What Birmingham means to today’s Conservatives

By BAGEHOT

BIRMINGHAM was an obvious place for the Tories to hold their conference. The mayor of the West Midlands, Andy Street, is a Conservative. Central Birmingham is a far better place for conferences than Manchester (where the Tories had their conference last year) or Liverpool (where Labour had their conference last week). There are dozens of excellent restaurants and bars within walking distance.

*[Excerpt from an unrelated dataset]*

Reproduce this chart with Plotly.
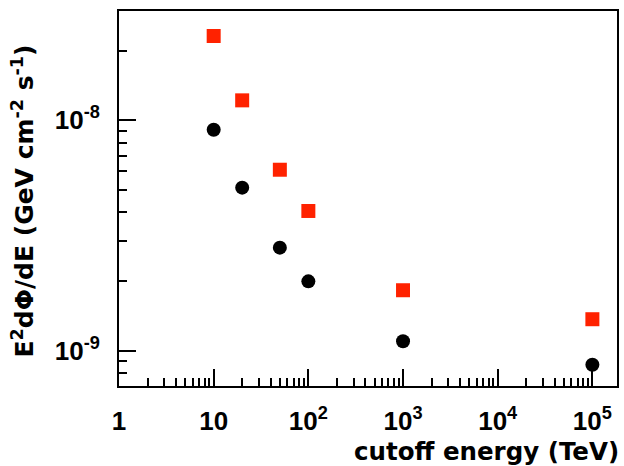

But Birmingham also comes with a problem: it’s a reminder of the disappointed hopes of the last election. Nick Timothy, formerly Theresa May’s co-chief of staff (along with Fiona Hill) and chief policy adviser, is a Birmingham boy who thought that the answer to his party’s pursuit of a post-Brexit identity lay in his home town. David Cameron had concocted “Notting Hill Conservatism” that was supposed to appeal to urban liberals who liked economic liberalism but worried that traditional conservatives were “nasty”. Mr Timothy’s response was “Erdington conservatism” (named after the district in Birmingham where he grew up) which was supposed to appeal to regular working-class and middle-class people who combined a belief in traditional values with worries about their economic future. Erdington conservatism broke with liberal conservatism in being willing to sanction all sorts of policies to “take back control”: Mr Timothy’s great hero was Joe Chamberlain, a former mayor of Birmingham who championed imperial preference.